2017-11-24

Buscaré a mis ovejas heridas

34º Domingo - Solemnidad de Jesucristo, Rey del Universo

Ezequiel 34, 11-17
Salmo 22
1 Corintios 15, 20-28
Mateo 25, 31-46


Las lecturas de este domingo, festividad de Jesucristo, rey del universo, giran todas en torno a la cualidad más hermosa del corazón de Dios: la misericordia, la ternura entrañable, el amor incondicional de madre. En la primera lectura de Ezequiel Dios se nos presenta como un pastor que va a buscar a sus ovejas descarriadas, las recoge, las cura, venda sus heridas… ¡No quiere que se pierda una sola! En la segunda lectura, Pablo nos habla del gran regalo que nos ofrece Dios: ya no sólo la vida, sino una vida eterna. ¡Cuánto don inmerecido!

En la cultura cristiana se ha dado mucha importancia a la fe y la fidelidad a la doctrina. Se ha insistido mucho en el aspecto intelectual y moral. En el mundo protestante, considerando la debilidad humana y nuestra continua inclinación al mal, la fe se ha considerado lo único indispensable para salvarse.

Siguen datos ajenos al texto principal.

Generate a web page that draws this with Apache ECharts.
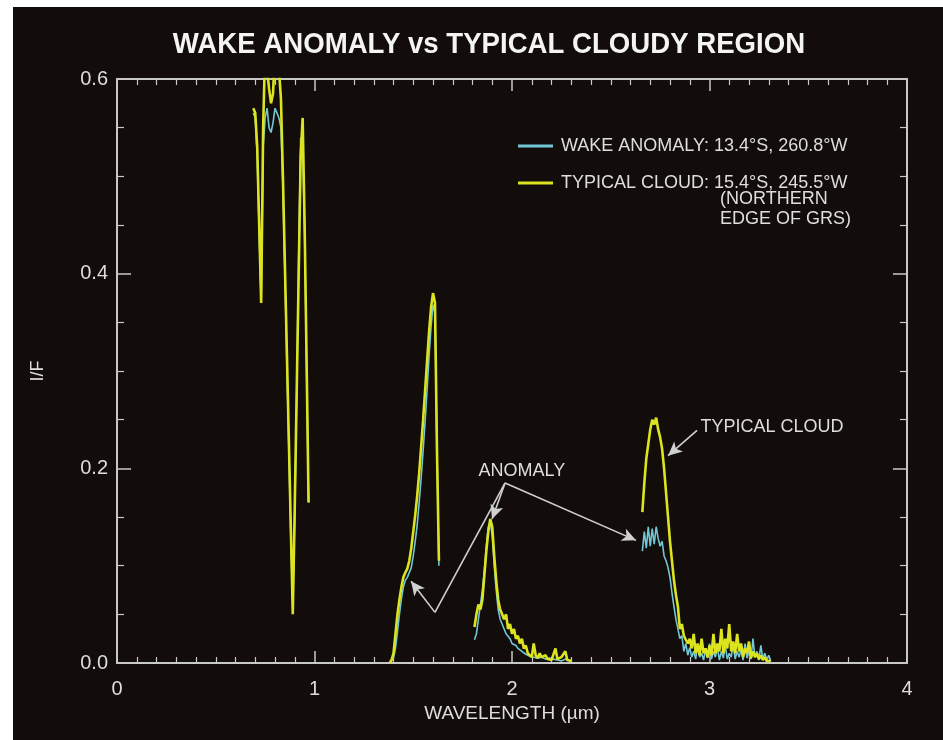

Basta la fe, no hacen falta las obras, que siempre se quedarán cortas, para alcanzar al cielo.

Y la fe, ciertamente, es importante. ¿Cómo no vamos a confiar en Dios, cómo no creer en él y en el testimonio de los evangelios? Pero Jesús, en la parábola que leemos hoy, nos da una lección muy diferente. A la hora de la verdad, cuando queramos entrar en el banquete del cielo, ¿qué nos abrirá las puertas?

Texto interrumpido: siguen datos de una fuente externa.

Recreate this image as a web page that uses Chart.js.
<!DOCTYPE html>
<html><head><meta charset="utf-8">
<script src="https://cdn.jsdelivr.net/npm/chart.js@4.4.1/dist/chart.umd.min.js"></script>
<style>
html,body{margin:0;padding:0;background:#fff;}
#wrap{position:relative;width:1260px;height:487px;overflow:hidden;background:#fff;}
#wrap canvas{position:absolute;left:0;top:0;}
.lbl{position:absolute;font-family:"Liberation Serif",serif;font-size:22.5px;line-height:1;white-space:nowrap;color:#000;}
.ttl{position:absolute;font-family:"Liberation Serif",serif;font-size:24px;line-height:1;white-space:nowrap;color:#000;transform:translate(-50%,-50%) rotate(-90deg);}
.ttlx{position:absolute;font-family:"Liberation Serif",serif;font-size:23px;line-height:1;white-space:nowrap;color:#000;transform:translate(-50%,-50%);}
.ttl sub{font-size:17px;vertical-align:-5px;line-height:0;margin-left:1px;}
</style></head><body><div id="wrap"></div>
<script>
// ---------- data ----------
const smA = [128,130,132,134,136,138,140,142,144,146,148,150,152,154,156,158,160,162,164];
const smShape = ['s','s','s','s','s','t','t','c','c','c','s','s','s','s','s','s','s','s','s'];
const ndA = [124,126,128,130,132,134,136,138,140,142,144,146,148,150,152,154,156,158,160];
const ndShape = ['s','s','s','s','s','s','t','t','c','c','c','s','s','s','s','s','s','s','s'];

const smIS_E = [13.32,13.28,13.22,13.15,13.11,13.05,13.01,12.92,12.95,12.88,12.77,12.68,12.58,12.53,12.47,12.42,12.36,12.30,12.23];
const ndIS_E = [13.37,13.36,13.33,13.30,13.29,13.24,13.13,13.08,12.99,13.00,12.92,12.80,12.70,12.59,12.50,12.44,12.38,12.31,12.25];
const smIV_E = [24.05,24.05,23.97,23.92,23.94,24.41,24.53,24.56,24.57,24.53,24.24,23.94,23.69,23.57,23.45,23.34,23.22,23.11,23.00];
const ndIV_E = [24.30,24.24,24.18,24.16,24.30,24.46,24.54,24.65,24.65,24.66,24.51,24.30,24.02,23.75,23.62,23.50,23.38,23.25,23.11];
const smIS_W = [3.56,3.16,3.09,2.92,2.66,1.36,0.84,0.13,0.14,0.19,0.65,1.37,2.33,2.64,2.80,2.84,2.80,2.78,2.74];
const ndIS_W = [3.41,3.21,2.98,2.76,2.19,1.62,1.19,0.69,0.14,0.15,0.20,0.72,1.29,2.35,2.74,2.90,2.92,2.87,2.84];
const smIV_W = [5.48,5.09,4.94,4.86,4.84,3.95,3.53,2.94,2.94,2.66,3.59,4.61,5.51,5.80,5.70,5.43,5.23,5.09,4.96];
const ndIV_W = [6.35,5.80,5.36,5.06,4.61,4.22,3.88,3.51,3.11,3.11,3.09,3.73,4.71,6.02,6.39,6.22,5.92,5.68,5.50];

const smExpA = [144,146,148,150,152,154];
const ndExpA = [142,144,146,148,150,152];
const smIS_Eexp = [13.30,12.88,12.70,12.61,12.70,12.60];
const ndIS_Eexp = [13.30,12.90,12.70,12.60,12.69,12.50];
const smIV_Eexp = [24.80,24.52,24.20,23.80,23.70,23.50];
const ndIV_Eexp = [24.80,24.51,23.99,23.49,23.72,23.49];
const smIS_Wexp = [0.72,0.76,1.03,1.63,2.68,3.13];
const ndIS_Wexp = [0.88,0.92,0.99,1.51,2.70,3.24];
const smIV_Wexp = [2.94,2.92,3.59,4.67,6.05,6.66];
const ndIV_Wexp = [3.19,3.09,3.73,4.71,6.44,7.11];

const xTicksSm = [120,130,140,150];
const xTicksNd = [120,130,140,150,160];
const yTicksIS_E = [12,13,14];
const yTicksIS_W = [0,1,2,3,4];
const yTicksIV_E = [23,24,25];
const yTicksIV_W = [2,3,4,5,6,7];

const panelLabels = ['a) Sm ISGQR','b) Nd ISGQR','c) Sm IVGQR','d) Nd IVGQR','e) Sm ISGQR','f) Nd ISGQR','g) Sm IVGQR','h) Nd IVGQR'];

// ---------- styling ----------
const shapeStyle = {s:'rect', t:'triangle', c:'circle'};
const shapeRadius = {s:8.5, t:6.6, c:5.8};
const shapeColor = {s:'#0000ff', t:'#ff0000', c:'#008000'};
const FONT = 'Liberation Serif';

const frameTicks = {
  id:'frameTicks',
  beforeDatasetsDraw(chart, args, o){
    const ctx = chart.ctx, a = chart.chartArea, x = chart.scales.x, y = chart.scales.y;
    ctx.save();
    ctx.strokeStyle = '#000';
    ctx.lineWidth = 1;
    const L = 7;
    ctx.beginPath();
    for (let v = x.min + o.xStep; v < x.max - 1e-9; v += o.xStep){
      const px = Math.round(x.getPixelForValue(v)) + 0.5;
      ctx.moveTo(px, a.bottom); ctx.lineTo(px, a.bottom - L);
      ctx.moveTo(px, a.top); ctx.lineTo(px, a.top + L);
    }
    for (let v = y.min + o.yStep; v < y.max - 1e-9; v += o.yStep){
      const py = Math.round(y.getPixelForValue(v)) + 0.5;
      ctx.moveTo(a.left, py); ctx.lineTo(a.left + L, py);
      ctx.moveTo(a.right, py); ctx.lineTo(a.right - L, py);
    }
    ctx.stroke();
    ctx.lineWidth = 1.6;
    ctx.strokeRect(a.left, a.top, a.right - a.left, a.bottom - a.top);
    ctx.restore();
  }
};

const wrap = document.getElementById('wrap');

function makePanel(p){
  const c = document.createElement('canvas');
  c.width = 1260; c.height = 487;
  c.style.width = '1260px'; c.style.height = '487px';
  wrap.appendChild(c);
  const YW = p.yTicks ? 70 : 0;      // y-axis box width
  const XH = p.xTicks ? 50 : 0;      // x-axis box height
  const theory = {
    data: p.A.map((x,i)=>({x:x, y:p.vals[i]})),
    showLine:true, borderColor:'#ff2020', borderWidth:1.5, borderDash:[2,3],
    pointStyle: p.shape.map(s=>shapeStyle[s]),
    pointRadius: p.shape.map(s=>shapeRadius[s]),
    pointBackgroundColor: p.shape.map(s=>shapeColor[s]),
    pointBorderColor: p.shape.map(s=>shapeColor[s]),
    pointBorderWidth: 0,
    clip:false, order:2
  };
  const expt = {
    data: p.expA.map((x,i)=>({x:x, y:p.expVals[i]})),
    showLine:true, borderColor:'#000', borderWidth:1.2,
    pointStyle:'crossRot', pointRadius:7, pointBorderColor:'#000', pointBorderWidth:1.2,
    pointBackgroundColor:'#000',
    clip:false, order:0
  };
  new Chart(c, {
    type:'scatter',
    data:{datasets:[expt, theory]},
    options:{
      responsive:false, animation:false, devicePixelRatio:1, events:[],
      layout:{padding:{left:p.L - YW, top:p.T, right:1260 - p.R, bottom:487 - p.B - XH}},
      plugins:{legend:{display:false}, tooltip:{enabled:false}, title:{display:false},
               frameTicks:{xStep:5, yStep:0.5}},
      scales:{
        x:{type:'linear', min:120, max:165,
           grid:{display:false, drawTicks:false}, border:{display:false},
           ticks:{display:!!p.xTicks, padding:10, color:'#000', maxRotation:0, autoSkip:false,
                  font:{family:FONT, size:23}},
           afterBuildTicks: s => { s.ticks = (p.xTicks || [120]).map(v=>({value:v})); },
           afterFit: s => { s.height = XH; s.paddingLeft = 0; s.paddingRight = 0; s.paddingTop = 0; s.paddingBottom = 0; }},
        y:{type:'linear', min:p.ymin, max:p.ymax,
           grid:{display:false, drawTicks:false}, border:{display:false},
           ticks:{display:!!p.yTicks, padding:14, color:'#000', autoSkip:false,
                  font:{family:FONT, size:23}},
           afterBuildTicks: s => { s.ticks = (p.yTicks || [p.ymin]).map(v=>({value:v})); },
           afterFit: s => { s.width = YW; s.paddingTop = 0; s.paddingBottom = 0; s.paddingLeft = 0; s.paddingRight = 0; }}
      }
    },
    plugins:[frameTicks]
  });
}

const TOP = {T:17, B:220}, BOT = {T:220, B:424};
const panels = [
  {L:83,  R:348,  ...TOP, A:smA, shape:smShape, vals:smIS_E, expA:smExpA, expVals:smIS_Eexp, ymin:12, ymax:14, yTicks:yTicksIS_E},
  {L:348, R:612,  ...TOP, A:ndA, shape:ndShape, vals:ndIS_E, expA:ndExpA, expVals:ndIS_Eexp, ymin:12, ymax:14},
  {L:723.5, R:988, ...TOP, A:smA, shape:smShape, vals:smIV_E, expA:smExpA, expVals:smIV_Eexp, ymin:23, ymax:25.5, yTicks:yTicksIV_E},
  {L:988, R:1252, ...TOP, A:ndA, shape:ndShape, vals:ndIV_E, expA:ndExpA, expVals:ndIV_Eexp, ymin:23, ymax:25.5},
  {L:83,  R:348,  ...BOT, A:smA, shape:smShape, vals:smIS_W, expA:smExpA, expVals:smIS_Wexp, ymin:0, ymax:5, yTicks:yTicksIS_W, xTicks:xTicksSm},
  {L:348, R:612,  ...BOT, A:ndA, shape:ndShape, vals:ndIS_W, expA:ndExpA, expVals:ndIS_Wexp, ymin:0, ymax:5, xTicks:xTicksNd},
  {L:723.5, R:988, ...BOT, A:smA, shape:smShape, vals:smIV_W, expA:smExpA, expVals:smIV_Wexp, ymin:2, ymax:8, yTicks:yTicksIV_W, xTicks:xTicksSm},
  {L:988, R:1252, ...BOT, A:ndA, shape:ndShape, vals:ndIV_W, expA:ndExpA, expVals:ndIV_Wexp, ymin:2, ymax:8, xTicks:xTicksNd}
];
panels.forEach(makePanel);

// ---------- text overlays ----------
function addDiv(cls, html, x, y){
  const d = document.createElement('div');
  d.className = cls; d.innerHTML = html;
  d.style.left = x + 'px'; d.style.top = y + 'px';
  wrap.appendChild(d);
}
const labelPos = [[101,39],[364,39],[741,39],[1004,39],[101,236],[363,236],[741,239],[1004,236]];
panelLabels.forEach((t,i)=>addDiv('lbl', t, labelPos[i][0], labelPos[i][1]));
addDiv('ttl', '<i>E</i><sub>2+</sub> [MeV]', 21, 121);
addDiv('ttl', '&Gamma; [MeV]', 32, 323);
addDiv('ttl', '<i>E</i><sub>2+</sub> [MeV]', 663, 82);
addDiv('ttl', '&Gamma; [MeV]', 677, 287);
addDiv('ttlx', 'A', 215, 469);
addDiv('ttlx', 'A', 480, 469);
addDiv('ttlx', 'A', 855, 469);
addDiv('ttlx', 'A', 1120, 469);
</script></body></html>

En la parábola de los corderos y los cabritos, Jesús distingue entre dos tipos de personas. Unas son las personas creyentes, que siempre han sido fieles cumplidoras de los preceptos, e incluso han propagado la palabra de Dios. Pero se encuentran una puerta cerrada y una voz que dice: ¡No os conozco! ¿Qué ha fallado aquí? Por otra parte, encontramos todo tipo de gentes, algunas incluso personas no creyentes, pecadoras, alejadas e ignorantes de las verdades de la fe. Pero Jesús les abre la puerta y los invita: ¡Venid, benditos de mi Padre! ¿Qué han hecho para merecer el cielo?

La llave que abre las puertas del cielo se llama misericordia. Se llama amor, atención, cuidado, mimo, compasión. Se llama alimentar al hambriento, escuchar al triste, atender al enfermo, dar afecto al solitario. Se llama visitar al preso, vestir al desnudo, enseñar al ignorante. Al atardecer de la vida, decía san Juan de la Cruz, nos examinarán del amor. Es el amor, por encima de la fe y las palabras, lo que nos salva.

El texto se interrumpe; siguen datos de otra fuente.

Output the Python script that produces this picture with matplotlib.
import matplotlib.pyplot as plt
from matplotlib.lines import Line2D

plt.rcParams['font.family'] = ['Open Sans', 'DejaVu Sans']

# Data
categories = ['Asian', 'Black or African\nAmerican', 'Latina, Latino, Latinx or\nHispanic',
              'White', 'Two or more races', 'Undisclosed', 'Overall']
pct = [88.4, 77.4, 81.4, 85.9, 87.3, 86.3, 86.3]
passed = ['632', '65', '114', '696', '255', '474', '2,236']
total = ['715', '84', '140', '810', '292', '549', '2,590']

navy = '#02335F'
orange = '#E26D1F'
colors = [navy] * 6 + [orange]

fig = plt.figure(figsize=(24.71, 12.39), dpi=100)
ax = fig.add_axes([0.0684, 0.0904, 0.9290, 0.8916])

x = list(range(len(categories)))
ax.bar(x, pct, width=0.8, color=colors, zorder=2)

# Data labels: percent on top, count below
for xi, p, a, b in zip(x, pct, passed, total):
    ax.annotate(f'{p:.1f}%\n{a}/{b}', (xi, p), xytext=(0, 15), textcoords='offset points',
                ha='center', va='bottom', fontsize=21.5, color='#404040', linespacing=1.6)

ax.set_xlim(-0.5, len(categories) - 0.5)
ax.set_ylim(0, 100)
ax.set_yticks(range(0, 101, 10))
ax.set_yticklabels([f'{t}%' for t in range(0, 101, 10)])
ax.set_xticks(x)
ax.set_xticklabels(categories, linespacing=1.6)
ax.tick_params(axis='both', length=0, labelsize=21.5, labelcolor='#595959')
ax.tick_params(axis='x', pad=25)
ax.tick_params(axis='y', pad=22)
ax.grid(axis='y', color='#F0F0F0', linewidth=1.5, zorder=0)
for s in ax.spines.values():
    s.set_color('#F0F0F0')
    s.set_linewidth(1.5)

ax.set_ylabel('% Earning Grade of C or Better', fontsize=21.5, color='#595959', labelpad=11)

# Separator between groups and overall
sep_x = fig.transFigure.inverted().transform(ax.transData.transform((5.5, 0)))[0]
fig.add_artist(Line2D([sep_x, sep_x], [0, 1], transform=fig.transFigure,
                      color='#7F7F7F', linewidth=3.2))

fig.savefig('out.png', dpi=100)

En cambio, aquellas otras personas que parecían perfectas, que incluso, como dice san Pablo, dieron la vida por proclamar el evangelio, o se dejaron quemar vivas, o entregaron todos sus bienes… pero no amaron, no conseguirán nada. Si no tengo amor, de nada me sirve todo lo que haga. Claro que las obras son importantes, ¡pero siempre con amor! Siempre desde un corazón generoso y abierto, que ve al otro como un hermano. Ante alguien que ama, Dios no se resiste.

El papa Francisco nunca se cansa de insistir: ¡misericordia! ¡Necesitamos tanta! Y la Iglesia, que muchas veces se ha endurecido y se ha mostrado parca en compasión, es la primera que debe recuperar esta cualidad de Cristo. La Iglesia ha de ser pastora que busca la oveja herida, la recoge y la cura, sin juzgarla, sin apartarla.

Y esto hemos de ser los cristianos. Porque todos somos ovejas heridas, pero todos podemos ser también pastores, buenos samaritanos, que nos curemos unos a otros. Y Dios nos acogerá a todos.

Ojalá hoy, al salir del templo, llevemos grabadas muy adentro estas palabras: todo lo que hacemos a los demás, se lo hacemos a Dios. Ojalá tratemos a cada persona que se cruza con nosotros con la misma delicadeza, respeto y amor como al mismo Cristo.